**Charts and diagrams as code**:
#####

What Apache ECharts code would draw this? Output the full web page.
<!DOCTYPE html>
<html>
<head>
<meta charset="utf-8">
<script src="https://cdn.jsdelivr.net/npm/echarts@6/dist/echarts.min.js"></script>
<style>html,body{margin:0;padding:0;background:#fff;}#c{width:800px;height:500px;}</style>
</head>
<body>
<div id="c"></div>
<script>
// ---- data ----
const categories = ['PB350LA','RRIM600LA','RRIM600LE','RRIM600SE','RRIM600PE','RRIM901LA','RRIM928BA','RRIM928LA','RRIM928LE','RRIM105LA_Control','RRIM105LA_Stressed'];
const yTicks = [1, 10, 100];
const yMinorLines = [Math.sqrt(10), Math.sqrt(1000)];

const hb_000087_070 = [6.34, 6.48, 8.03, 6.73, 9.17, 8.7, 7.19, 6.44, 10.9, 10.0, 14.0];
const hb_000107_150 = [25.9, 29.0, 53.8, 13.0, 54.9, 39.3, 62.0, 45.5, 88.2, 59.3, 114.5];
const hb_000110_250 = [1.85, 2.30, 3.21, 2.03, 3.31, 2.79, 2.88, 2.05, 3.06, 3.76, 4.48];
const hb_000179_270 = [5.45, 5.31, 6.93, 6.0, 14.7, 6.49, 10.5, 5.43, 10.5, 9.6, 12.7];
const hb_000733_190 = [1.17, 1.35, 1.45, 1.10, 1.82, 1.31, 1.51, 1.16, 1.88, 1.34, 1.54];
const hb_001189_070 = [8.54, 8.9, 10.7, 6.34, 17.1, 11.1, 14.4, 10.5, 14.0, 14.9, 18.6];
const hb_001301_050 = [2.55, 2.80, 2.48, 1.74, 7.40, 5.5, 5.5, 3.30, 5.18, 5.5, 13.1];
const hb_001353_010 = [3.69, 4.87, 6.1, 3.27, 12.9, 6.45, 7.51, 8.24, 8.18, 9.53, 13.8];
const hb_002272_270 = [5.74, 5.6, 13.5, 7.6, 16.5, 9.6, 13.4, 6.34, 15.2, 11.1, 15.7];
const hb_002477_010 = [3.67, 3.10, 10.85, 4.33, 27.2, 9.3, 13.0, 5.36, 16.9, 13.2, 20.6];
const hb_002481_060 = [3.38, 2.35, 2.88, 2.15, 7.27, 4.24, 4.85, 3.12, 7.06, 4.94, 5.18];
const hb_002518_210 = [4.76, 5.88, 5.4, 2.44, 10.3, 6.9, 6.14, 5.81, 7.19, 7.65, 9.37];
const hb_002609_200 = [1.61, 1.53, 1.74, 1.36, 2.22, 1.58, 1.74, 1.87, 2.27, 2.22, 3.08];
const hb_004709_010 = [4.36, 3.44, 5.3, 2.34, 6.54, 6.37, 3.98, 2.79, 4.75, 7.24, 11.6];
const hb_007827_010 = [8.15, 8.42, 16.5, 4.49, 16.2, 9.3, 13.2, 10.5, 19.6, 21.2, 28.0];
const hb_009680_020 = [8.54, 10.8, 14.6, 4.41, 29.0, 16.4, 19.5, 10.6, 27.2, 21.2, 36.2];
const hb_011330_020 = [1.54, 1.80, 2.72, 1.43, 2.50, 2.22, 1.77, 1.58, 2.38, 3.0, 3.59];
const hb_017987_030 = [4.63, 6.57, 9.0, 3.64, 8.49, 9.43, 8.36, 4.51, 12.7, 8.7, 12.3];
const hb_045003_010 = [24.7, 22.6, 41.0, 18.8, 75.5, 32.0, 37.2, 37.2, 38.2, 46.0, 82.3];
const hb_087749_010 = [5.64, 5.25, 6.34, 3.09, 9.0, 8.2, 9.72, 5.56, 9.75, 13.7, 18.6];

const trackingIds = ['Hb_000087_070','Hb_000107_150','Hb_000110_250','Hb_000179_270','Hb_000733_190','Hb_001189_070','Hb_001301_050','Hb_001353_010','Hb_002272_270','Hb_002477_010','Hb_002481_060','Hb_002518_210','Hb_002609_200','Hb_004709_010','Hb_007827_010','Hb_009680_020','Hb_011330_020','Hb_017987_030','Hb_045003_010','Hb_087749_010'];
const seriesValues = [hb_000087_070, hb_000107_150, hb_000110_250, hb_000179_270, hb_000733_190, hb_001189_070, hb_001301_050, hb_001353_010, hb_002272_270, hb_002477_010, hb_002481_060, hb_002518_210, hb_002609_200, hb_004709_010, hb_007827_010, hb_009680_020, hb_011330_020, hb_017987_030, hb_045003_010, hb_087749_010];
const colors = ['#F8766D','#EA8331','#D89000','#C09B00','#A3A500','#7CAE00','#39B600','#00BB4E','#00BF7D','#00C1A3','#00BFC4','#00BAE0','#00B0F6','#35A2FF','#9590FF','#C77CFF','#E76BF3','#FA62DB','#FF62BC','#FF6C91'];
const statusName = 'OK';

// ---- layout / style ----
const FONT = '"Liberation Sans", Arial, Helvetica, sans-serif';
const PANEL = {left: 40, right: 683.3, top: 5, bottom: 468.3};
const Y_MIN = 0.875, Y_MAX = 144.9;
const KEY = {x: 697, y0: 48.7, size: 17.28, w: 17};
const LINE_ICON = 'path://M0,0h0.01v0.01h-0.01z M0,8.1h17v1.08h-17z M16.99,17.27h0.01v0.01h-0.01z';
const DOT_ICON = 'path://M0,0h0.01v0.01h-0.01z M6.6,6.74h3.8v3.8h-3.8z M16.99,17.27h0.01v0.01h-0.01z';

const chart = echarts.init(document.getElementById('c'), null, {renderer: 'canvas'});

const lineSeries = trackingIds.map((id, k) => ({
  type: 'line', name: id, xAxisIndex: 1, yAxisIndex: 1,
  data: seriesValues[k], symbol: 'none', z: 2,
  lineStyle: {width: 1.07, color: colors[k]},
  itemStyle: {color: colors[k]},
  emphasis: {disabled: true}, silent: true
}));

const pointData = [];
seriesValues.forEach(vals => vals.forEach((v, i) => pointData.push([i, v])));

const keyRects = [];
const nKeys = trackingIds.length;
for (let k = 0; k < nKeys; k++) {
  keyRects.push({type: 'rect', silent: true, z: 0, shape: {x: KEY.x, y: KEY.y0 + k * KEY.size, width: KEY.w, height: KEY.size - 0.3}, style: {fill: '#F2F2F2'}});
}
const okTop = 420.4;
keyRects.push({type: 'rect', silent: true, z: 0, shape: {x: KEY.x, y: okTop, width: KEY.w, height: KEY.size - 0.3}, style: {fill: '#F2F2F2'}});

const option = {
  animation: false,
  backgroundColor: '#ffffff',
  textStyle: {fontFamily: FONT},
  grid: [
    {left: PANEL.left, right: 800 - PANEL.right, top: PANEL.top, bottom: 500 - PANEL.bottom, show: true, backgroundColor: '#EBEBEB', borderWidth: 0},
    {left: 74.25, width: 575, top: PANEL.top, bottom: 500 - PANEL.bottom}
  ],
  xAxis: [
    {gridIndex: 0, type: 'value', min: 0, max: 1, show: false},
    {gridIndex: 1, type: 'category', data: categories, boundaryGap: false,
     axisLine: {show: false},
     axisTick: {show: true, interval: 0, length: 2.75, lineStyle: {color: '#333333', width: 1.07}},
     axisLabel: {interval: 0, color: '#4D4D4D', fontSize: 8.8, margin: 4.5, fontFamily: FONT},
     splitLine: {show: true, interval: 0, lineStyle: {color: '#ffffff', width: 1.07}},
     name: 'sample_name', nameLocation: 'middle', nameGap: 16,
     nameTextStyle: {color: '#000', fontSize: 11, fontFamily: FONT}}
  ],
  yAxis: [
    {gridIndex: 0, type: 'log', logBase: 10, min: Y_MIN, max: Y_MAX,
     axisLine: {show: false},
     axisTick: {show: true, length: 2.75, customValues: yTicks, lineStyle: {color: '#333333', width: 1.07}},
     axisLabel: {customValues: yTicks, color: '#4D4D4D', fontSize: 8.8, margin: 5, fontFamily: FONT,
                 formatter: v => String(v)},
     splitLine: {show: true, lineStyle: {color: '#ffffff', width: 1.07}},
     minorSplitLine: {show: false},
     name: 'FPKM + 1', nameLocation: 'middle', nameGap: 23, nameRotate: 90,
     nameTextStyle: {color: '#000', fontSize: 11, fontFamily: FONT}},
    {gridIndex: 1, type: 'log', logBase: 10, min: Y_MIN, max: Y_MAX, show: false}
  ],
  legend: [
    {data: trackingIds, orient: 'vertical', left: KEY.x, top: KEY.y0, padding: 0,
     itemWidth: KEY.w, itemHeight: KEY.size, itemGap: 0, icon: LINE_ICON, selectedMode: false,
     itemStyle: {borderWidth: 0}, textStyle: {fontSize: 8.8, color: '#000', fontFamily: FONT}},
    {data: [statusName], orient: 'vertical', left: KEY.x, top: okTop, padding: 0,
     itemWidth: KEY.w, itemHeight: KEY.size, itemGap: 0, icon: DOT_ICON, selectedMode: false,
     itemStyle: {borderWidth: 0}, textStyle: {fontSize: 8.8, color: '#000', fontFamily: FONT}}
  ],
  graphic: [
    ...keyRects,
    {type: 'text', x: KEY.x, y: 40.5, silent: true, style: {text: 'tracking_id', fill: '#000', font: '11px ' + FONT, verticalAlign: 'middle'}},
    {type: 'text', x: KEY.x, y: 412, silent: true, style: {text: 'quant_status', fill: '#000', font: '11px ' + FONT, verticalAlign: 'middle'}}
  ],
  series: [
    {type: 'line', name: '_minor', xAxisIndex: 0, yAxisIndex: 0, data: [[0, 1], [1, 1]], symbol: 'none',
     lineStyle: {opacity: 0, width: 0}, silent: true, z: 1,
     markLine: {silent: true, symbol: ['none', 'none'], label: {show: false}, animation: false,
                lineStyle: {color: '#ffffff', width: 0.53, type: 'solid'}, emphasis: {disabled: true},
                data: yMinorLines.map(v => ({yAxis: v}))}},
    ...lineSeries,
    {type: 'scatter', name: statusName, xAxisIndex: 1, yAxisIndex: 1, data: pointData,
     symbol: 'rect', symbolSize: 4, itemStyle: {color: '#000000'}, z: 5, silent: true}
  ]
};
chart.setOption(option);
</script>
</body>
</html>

#####

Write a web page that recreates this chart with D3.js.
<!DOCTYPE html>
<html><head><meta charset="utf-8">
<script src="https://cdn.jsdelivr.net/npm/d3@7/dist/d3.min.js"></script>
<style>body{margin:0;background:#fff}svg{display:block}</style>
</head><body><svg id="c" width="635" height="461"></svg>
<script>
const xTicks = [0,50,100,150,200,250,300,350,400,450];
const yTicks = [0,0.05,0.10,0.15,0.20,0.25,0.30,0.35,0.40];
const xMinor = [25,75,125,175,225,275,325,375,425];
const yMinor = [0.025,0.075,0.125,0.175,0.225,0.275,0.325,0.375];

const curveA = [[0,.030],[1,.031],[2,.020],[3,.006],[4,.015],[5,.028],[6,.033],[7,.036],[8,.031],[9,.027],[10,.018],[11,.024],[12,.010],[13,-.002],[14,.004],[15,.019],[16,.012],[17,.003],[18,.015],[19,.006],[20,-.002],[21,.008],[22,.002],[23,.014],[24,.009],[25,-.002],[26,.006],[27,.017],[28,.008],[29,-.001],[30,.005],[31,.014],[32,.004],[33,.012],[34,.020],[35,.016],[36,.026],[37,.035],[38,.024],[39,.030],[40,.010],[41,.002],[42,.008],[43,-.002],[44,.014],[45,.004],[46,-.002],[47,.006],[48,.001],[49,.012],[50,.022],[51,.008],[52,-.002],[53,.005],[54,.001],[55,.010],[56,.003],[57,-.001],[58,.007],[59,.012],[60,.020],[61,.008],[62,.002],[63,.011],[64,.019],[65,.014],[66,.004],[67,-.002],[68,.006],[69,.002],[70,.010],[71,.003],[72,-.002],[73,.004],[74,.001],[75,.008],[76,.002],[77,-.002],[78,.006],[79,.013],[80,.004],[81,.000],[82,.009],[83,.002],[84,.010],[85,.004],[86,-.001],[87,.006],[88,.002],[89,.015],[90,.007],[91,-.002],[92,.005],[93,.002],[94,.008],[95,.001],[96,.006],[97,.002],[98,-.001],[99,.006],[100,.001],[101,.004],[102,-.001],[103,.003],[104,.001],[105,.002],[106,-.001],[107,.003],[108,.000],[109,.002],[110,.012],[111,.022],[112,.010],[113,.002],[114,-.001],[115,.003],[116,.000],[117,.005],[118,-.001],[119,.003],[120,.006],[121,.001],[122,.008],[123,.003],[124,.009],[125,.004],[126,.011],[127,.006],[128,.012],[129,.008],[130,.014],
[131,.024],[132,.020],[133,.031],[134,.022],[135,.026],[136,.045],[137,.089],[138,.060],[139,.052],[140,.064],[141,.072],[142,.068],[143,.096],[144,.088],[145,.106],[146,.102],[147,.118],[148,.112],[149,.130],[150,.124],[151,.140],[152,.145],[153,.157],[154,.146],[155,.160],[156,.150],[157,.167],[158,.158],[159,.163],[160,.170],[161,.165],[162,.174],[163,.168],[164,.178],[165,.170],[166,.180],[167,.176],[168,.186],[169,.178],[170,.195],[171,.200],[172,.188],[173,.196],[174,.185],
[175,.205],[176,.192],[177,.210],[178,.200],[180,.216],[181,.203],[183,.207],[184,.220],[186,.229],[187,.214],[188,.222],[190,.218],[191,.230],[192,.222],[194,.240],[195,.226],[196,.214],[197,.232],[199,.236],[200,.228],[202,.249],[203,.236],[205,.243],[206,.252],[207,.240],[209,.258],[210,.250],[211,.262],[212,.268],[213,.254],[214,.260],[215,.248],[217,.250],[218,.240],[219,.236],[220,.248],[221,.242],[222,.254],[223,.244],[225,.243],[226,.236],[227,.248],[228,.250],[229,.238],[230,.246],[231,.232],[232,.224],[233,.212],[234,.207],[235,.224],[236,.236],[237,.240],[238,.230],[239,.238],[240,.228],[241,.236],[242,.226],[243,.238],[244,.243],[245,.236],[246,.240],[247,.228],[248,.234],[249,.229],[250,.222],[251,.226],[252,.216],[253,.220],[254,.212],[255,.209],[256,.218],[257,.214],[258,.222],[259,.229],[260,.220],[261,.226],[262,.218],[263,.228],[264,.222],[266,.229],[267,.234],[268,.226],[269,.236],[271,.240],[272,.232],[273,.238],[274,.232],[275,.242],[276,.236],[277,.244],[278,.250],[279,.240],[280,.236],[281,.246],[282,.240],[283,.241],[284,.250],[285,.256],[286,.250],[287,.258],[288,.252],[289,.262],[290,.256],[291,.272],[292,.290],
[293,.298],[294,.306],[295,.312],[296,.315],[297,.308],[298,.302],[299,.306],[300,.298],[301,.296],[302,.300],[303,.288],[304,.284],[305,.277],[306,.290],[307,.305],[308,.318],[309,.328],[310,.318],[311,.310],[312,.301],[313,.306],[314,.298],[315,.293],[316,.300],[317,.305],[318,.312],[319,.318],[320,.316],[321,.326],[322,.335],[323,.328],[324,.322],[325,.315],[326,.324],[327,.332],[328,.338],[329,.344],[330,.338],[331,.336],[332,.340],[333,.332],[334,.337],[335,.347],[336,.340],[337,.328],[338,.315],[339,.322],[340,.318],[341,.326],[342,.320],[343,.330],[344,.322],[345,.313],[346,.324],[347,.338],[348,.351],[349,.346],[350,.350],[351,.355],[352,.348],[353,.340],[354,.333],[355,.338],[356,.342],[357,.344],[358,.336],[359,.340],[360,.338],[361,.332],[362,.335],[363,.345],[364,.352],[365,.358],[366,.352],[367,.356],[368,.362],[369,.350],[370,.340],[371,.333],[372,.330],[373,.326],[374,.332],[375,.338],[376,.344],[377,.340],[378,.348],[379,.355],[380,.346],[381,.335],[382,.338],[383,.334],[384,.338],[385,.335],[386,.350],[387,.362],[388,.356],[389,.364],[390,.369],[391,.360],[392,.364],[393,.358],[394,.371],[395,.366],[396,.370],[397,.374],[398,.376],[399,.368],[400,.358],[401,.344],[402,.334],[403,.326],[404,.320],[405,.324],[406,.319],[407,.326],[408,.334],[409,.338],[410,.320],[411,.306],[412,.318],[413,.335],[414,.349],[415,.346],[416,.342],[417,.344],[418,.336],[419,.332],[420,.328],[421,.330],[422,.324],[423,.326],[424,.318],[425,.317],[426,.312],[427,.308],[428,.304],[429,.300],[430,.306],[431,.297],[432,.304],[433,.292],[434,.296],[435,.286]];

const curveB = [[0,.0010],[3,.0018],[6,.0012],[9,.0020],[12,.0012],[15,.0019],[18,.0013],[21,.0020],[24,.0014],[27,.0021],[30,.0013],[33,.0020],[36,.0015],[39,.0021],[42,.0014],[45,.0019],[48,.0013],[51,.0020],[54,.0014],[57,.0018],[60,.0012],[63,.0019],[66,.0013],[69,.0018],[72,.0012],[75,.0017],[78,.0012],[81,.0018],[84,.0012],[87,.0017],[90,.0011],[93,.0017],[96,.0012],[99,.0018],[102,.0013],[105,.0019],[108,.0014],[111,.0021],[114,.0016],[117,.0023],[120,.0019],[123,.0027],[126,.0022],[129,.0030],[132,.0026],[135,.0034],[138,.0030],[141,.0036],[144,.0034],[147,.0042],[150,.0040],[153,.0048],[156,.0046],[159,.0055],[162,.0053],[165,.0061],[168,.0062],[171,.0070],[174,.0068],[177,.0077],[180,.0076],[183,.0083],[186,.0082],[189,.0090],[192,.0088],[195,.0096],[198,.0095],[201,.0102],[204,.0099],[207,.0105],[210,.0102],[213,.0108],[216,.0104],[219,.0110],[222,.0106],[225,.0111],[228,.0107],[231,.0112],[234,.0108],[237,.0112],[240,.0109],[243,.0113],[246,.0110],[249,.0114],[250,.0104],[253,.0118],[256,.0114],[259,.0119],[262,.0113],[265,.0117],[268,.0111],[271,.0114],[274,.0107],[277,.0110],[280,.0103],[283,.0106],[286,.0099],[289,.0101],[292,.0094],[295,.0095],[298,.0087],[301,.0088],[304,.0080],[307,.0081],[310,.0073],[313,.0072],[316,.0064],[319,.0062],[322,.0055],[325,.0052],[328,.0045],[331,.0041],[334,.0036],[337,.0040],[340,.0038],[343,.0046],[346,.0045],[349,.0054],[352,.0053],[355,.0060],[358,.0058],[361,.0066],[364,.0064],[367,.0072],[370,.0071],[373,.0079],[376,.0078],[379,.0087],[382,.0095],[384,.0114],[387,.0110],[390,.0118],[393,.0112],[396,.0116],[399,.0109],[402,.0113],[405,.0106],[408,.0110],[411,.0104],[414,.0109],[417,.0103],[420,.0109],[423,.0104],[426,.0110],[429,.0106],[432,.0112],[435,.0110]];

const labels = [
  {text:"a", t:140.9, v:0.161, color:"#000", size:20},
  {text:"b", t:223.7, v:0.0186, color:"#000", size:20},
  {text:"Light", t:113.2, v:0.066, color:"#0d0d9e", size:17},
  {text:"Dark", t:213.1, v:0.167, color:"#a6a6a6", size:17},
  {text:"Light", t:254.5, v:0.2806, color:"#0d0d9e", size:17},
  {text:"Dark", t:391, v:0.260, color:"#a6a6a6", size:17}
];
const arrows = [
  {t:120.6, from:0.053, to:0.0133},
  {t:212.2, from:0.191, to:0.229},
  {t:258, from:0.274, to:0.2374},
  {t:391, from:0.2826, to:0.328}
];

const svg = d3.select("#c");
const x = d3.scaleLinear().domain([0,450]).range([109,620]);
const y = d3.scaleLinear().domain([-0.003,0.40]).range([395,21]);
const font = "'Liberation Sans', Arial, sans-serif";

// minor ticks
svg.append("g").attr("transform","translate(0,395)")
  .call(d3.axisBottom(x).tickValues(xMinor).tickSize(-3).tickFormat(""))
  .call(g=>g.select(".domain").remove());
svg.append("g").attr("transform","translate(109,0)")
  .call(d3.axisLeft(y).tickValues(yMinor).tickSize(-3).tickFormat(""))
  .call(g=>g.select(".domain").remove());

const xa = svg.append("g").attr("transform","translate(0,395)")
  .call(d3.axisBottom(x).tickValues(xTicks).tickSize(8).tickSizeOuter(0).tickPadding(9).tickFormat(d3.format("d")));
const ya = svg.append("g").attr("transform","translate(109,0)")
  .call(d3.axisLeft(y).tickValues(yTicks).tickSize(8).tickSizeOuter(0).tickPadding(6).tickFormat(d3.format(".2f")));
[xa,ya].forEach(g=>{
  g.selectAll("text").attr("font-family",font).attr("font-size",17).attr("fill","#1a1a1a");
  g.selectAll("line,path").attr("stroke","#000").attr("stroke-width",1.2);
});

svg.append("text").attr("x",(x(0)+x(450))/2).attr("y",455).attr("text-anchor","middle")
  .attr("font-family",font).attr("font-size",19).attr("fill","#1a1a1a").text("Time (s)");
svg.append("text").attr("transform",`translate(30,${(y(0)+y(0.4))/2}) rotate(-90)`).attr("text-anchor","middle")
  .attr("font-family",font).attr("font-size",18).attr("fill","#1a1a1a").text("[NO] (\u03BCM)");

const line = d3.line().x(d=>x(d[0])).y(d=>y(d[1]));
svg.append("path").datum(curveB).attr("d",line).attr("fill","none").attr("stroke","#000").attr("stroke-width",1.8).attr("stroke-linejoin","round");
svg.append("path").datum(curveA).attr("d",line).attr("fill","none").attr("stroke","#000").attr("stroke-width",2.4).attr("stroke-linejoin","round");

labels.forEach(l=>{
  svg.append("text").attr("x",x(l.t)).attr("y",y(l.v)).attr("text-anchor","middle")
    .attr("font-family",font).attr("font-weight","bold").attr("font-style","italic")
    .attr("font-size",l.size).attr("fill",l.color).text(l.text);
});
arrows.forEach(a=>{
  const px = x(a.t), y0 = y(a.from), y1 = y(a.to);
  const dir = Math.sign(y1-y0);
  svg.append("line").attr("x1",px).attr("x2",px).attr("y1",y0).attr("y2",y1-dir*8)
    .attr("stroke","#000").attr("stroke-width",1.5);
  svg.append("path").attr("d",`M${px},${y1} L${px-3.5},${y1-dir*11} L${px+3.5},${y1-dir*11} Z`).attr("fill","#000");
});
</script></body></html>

#####

**WRITTEN INSTRUCTION**: Select every line of the records holding the string "page".

**OUTPUT OF THE TASK**:
What Apache ECharts code would draw this? Output the full web page.
Write a web page that recreates this chart with D3.js.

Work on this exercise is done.